State Restrictions on Office Betting Pools

With big events like the Super Bowl, the Oscars, and college basketball’s March Madness come office betting pools. In addition to affecting office productivity, such pools may be restricted by state gaming laws. While betting pools usually amount to no more than harmless fun, and the risk of prosecution is low, employers should be aware of any restrictions as they decide whether to prohibit, ignore, or sponsor such pools. The rules in MSEC’s core states are:

Arizona: Permits “social gambling” which is gambling not conducted as a business and that involves players who compete on equal terms. No player must receive, or become entitled to receive, any benefit, directly or indirectly, other than the winnings. And no other person must receive or become entitled to receive any benefit, directly or indirectly, from the gambling activity. Sports pools using a grid are regulated if organizers keep a percentage of the money wagered. A.R.S. 13-3301 and 3302.
Colorado: Permits “social gambling” which is incidental to a bona fide social relationship and where there is no profit motive. The social relationship must be based upon a common interest other than gambling. And only the players can profit from the game or activity. C.R.S. 18-10-101.
Montana: Betting pools are allowed if a randomly assigned grid is used that gives every participant an equal chance of winning. M.C.A 23-5-512.

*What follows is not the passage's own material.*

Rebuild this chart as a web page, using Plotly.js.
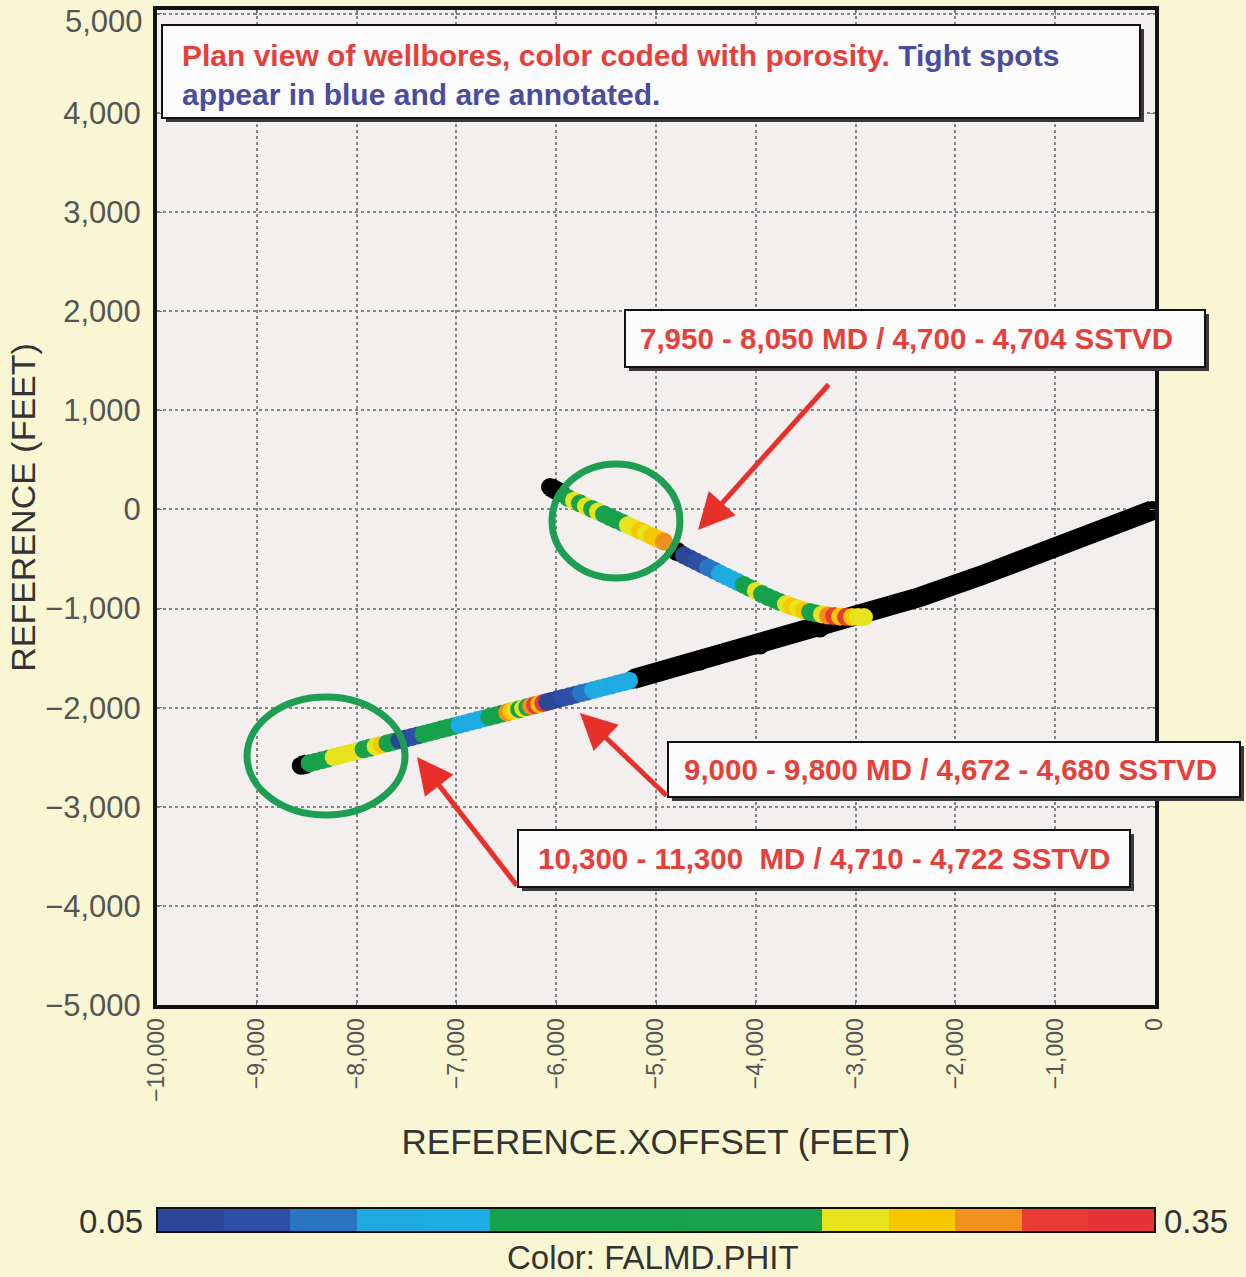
<!DOCTYPE html>
<html>
<head>
<meta charset="utf-8">
<script src="https://cdn.plot.ly/plotly-3.0.1.min.js"></script>
<style>
  html, body { margin: 0; padding: 0; background: #f9f6d3; }
  #chart { width: 1246px; height: 1277px; }
</style>
</head>
<body>
<div id="chart"></div>
<script>
// ---------- DATA (feet) ----------
// Lower (long) wellbore: black survey track with no porosity colour
const lowerTrackX = [-5230, -4559, -3958, -3357, -2906, -2355, -1754, -1152, -551, -30];
const lowerTrackY = [-1712, -1529, -1367, -1196, -1054, -883, -671, -439, -207, -10];
const lowerToeX = [-8560, -8490];
const lowerToeY = [-2585, -2566];

// Lower wellbore, porosity coloured section
const lowerX = [-8470,-8410,-8350,-8290,-8230,-8170,-8110,-8050,-7990,-7930,
                -7870,-7810,-7750,-7690,-7630,-7570,-7510,-7450,-7390,-7330,
                -7270,-7210,-7150,-7090,-7030,-6970,-6910,-6850,-6790,-6730,
                -6670,-6610,-6550,-6490,-6450,-6410,-6370,-6330,-6290,-6250,
                -6210,-6170,-6130,-6090,-6050,-5990,-5930,-5870,-5810,-5750,
                -5690,-5630,-5570,-5510,-5450,-5390,-5330,-5270];
const lowerY = [-2560,-2545,-2530,-2514,-2498,-2483,-2467,-2452,-2436,-2420,
                -2405,-2390,-2374,-2358,-2343,-2328,-2312,-2296,-2281,-2265,
                -2250,-2234,-2218,-2203,-2187,-2172,-2156,-2140,-2125,-2109,
                -2094,-2078,-2062,-2047,-2036,-2026,-2015,-2005,-1994,-1984,
                -1974,-1963,-1953,-1942,-1932,-1916,-1900,-1885,-1869,-1853,
                -1838,-1822,-1806,-1791,-1775,-1759,-1744,-1728];
const lowerPhi = [0.20,0.19,0.21,0.22,0.26,0.26,0.26,0.26,0.26,0.20,
                  0.19,0.26,0.28,0.18,0.19,0.06,0.06,0.08,0.08,0.16,
                  0.17,0.18,0.17,0.16,0.16,0.13,0.12,0.13,0.14,0.13,
                  0.16,0.17,0.18,0.30,0.28,0.26,0.20,0.26,0.22,0.30,
                  0.32,0.28,0.32,0.06,0.06,0.06,0.08,0.08,0.08,0.10,
                  0.10,0.12,0.12,0.13,0.12,0.14,0.13,0.14];

// Upper (short) wellbore: black heel and a black gap
const upperHeelX = [-6062, -5950];
const upperHeelY = [227, 165];
const upperGapX = [-4810, -4770];
const upperGapY = [-412, -436];

// Upper wellbore, porosity coloured section
const upperX = [-5882,-5822,-5762,-5701,-5641,-5581,-5521,-5461,-5401,-5341,
                -5281,-5220,-5160,-5100,-5040,-4980,-4920,
                -4719,-4659,-4599,-4539,-4479,-4419,-4359,-4299,-4239,-4179,
                -4119,-4059,-3999,-3938,-3878,-3818,-3758,-3698,-3637,-3577,
                -3517,-3457,-3397,-3337,-3276,-3216,-3156,-3096,-3036,-2976,-2916];
const upperY = [116,89,62,33,6,-21,-48,-77,-104,-131,
                -158,-187,-214,-241,-269,-297,-324,
                -464,-494,-525,-555,-585,-615,-646,-676,-704,-732,
                -762,-792,-822,-853,-883,-908,-933,-954,-979,-999,
                -1019,-1034,-1049,-1059,-1070,-1075,-1080,-1085,-1085,-1085,-1085];
const upperPhi = [0.20,0.26,0.20,0.26,0.19,0.26,0.18,0.17,0.16,0.18,
                  0.26,0.26,0.28,0.26,0.28,0.28,0.30,
                  0.06,0.06,0.08,0.08,0.10,0.10,0.12,0.12,0.14,0.14,
                  0.16,0.17,0.26,0.17,0.18,0.17,0.19,0.26,0.28,0.26,
                  0.28,0.20,0.18,0.26,0.30,0.32,0.28,0.32,0.28,0.26,0.26];

// Axis ticks
const yTickVals = [-5000,-4000,-3000,-2000,-1000,0,1000,2000,3000,4000,5000];
const yTickText = ['\u22125,000','\u22124,000','\u22123,000','\u22122,000','\u22121,000','0',
                   '1,000','2,000','3,000','4,000',''];
const yTopLabel = '5,000';   // drawn just inside the top edge, as in the reference

// Colour bar bands (FALMD.PHIT)
const bandEdges = [0.05,0.07,0.09,0.11,0.13,0.15,0.17,0.19,0.21,0.23,0.25,0.27,0.29,0.31,0.33,0.35];
const bandColors = ['#2b4597','#2f4ea6','#2b74c2','#1ea9e1','#1eace2','#16a14b','#16a14b','#16a14b',
                    '#1aa34c','#1aa34c','#e7e31e','#f7c703','#f2901f','#e93b34','#e53237'];
const phiMin = 0.05, phiMax = 0.35;

// Text
const titleRed = 'Plan view of wellbores, color coded with porosity.';
const titleBlue1 = 'Tight spots';
const titleBlue2 = 'appear in blue and are annotated.';
const noteLabels = ['7,950 - 8,050 MD / 4,700 - 4,704 SSTVD',
                    '9,000 - 9,800 MD / 4,672 - 4,680 SSTVD',
                    '10,300 - 11,300&nbsp;&nbsp;MD / 4,710 - 4,722 SSTVD'];
const noteTipX = [-4579, -5762, -7395];
const noteTipY = [-207, -2053, -2497];

// ---------- BUILD ----------
const colorscale = [];
for (let i = 0; i < bandColors.length; i++) {
  colorscale.push([(bandEdges[i] - phiMin) / (phiMax - phiMin), bandColors[i]]);
  colorscale.push([(bandEdges[i + 1] - phiMin) / (phiMax - phiMin), bandColors[i]]);
}

const FONT = 'Liberation Sans, Arial, Helvetica, sans-serif';
const MS = 18;

const blackTrace = (x, y, w) => ({
  type: 'scatter', mode: 'lines+markers', x, y,
  line: {color: '#000', width: w}, marker: {color: '#000', size: w - 1},
  hoverinfo: 'skip', showlegend: false
});

const traces = [
  blackTrace(lowerTrackX, lowerTrackY, 20),
  blackTrace(lowerToeX, lowerToeY, 19),
  {
    type: 'scatter', mode: 'markers', x: lowerX, y: lowerY,
    marker: {color: lowerPhi, coloraxis: 'coloraxis', size: MS, line: {width: 0}},
    showlegend: false
  },
  blackTrace(upperHeelX, upperHeelY, 19),
  blackTrace(upperGapX, upperGapY, 19),
  {
    type: 'scatter', mode: 'markers', x: upperX, y: upperY,
    marker: {color: upperPhi, coloraxis: 'coloraxis', size: MS, line: {width: 0}},
    showlegend: false
  }
];

// plot area in px: x 157..1155, y 10..1005
const PL = 157, PW = 998, PB = 1005, PH = 995;
const px2p = (px) => (px - PL) / PW;
const py2p = (py) => (PB - py) / PH;

function boxShapes(x0, y0, x1, y1, sh) {
  return [
    {type: 'rect', xref: 'paper', yref: 'paper', layer: 'above',
     x0: px2p(x0 + sh), x1: px2p(x1 + sh), y0: py2p(y1 + sh), y1: py2p(y0 + sh),
     fillcolor: '#3a3a3a', line: {width: 0}},
    {type: 'rect', xref: 'paper', yref: 'paper', layer: 'above',
     x0: px2p(x0), x1: px2p(x1), y0: py2p(y1), y1: py2p(y0),
     fillcolor: '#fdfcfd', line: {color: '#111', width: 2}}
  ];
}

const boxes = [[162, 25, 1140, 118], [625, 310, 1205, 367], [668, 742, 1240, 797], [518, 830, 1130, 887]];
let shapes = [];
boxes.forEach(b => { shapes = shapes.concat(boxShapes(b[0], b[1], b[2], b[3], 4)); });

// green circles (data coordinates)
shapes.push({type: 'circle', xref: 'x', yref: 'y', layer: 'above',
  x0: -6042, x1: -4760, y0: -691, y1: 459, line: {color: '#1e9e52', width: 7}});
shapes.push({type: 'circle', xref: 'x', yref: 'y', layer: 'above',
  x0: -9098, x1: -7515, y0: -3083, y1: -1892, line: {color: '#1e9e52', width: 7}});

const RED = '#e5413a', BLUE = '#4a4c9e';
const annotations = [
  {xref: 'paper', yref: 'paper', x: px2p(180), y: py2p(75), xanchor: 'left', yanchor: 'middle',
   align: 'left', showarrow: false,
   text: '<b><span style="color:' + RED + '">' + titleRed + '</span> <span style="color:' + BLUE + '">' +
         titleBlue1 + '</span><br><span style="color:' + BLUE + '">' + titleBlue2 + '</span></b>',
   font: {family: FONT, size: 30}},
  {xref: 'paper', yref: 'paper', x: px2p(145), y: py2p(22), xanchor: 'right', yanchor: 'middle',
   showarrow: false, text: yTopLabel, font: {family: FONT, size: 31, color: '#555'}}
];
const noteCenters = [[906, 338.5], [950, 769.5], [824, 858.5]];
noteLabels.forEach((t, i) => {
  annotations.push({xref: 'paper', yref: 'paper', x: px2p(noteCenters[i][0]), y: py2p(noteCenters[i][1]),
    xanchor: 'center', yanchor: 'middle', showarrow: false,
    text: '<b>' + t + '</b>', font: {family: FONT, size: 29.5, color: RED}});
});
const arrowTail = [[132, -147], [88, 84], [101, 130]];
noteTipX.forEach((x, i) => {
  annotations.push({x: x, y: noteTipY[i], xref: 'x', yref: 'y', text: '',
    showarrow: true, arrowhead: 2, arrowsize: 1.45, arrowwidth: 5, arrowcolor: '#e8302b',
    ax: arrowTail[i][0], ay: arrowTail[i][1], standoff: 0});
});
// colour bar labels
annotations.push({xref: 'paper', yref: 'paper', x: px2p(145), y: py2p(1221), xanchor: 'right', yanchor: 'middle',
  showarrow: false, text: phiMin.toFixed(2), font: {family: FONT, size: 33, color: '#333'}});
annotations.push({xref: 'paper', yref: 'paper', x: px2p(1162), y: py2p(1221), xanchor: 'left', yanchor: 'middle',
  showarrow: false, text: phiMax.toFixed(2), font: {family: FONT, size: 33, color: '#333'}});
annotations.push({xref: 'paper', yref: 'paper', x: px2p(653), y: py2p(1257), xanchor: 'center', yanchor: 'middle',
  showarrow: false, text: 'Color: FALMD.PHIT', font: {family: FONT, size: 33, color: '#333'}});

const axisCommon = {
  showline: true, linecolor: '#111', linewidth: 4, mirror: 'allticks',
  ticks: 'inside', ticklen: 5, tickwidth: 1, tickcolor: '#777',
  showgrid: true, gridcolor: '#858585', gridwidth: 2, griddash: 'dot',
  zeroline: false, ticklabeloverflow: 'allow',
  tickfont: {family: FONT, color: '#555'}
};

const layout = {
  width: 1246, height: 1277,
  margin: {l: PL, r: 1246 - PL - PW, t: 10, b: 1277 - PB},
  paper_bgcolor: '#f9f6d3',
  plot_bgcolor: '#f3efef',
  showlegend: false,
  xaxis: Object.assign({}, axisCommon, {
    range: [-10000, 0], dtick: 1000, tickformat: ',d', tickangle: -90,
    tickfont: {family: FONT, size: 23, color: '#555'},
    ticklabelstandoff: 0,
    title: {text: 'REFERENCE.XOFFSET (FEET)', font: {family: FONT, size: 35, color: '#333'}, standoff: 30}
  }),
  yaxis: Object.assign({}, axisCommon, {
    range: [-5000, 5040], tickmode: 'array', tickvals: yTickVals, ticktext: yTickText,
    tickfont: {family: FONT, size: 31, color: '#555'},
    ticklabelstandoff: 6,
    title: {text: 'REFERENCE (FEET)', font: {family: FONT, size: 34, color: '#333'}, standoff: 0}
  }),
  coloraxis: {
    cmin: phiMin, cmax: phiMax, colorscale: colorscale,
    colorbar: {
      orientation: 'h', lenmode: 'pixels', len: PW, thicknessmode: 'pixels', thickness: 24,
      x: 0.5, xanchor: 'center', y: py2p(1208), yanchor: 'top', xpad: 0, ypad: 0,
      outlinewidth: 2, outlinecolor: '#111', showticklabels: false, ticks: ''
    }
  },
  shapes: shapes,
  annotations: annotations
};

Plotly.newPlot('chart', traces, layout, {displayModeBar: false, staticPlot: true});
</script>
</body>
</html>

New Mexico: Permits “social betting.” Playing or operating of a game of chance, unless it is for money or something of value, does not violate state gambling provisions. N.M.S.A. 30-19-3.

Wyoming: Permits “Calcutta wagering,” where wagerers bid at auction for the exclusive right to “purchase” or wager upon a particular contestant or entrant in the event. When the outcome of the event has been decided the total wagers in the pool, less a percentage “take-out” by the event’s sponsor, are distributed to those who “purchased” or wagered upon the winning contestants or entrants. Several conditions must also be met as outlined in the law. W.S.A. 6-7-101.
If you wish to prohibit workplace gambling, be sure to communicate that in a policy or some other manner. Should you decide to sponsor or allow office betting pools, it is likely best to keep the stakes low and assure that neither the employer or any individual (other than the winners, of course) profits from them.